L’iniziativa dei quarantaquattro parlamentari del Pd, rivolta ad ottenere dai vertici sportivi italiani ed internazionali l’esclusione degli atleti israeliani da ogni competizione, vorrebbe alimentare la prassi asimmetrica da qualche tempo in atto nello sport. Si escludono i russi ma si accettano gli iraniani e molti altri rappresentanti di Paesi critici, per non parlare della Cina che, nonostante le accuse di repressione delle minoranze etniche, i giochi olimpici (estivi e invernali) li ha perfino ospitati e organizzati. Si potrebbe generalmente obiettare che gli eventi sportivi dovrebbero rimanere una zona franca rispetto ai conflitti per consentire, anche nelle peggiori condizioni, dei canali di dialogo tra i popoli.
E se bastassero i rilievi sugli errori compiuti dai governi in relazione ai diritti umani, faremmo fatica a trovare qualcuno che spenga la luce degli stadi. Nel caso di Israele, il cattivo gusto è spiegabile solo con quella mancanza di memoria che caratterizza tanta parte della politica odierna. Per chi invece conserva il ricordo degli eventi tragici o li conosce attraverso la lettura, il nesso tra sport e Israele conduce subito alla strage di Monaco del 1972. Un commando di Settembre Nero, organizzazione terroristica palestinese, sequestro’ molti atleti israeliani. Il bilancio fu di 17 morti tra i quali tutti gli 11 israeliani sequestrati. Alcuni di questi morirono dopo indicibili torture. Come nel 7 ottobre.

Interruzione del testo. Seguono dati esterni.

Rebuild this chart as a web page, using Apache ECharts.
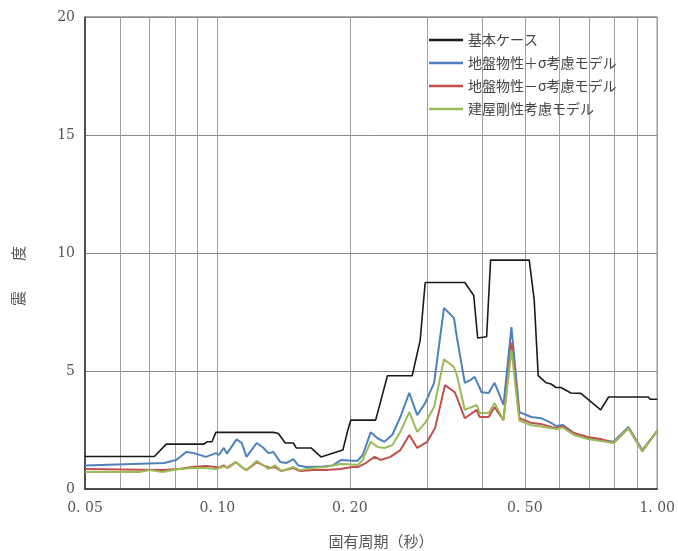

Durante l’operazione i giochi proseguirono fermandosi solo per un giorno dopo la sua tragica conclusione.
La tesi della esclusione dalle competizioni sportive degli atleti di Israele ha quindi un sanguinoso precedente che dovrebbe indurre a più ponderate iniziative per manifestare le pur legittime critiche a quel governo. Ogni volta che ci si infila nelle complessità del medio oriente con l’approccio della tifoseria sportiva si pestano facilmente i residui maleodoranti di una storia che sembra non finire mai.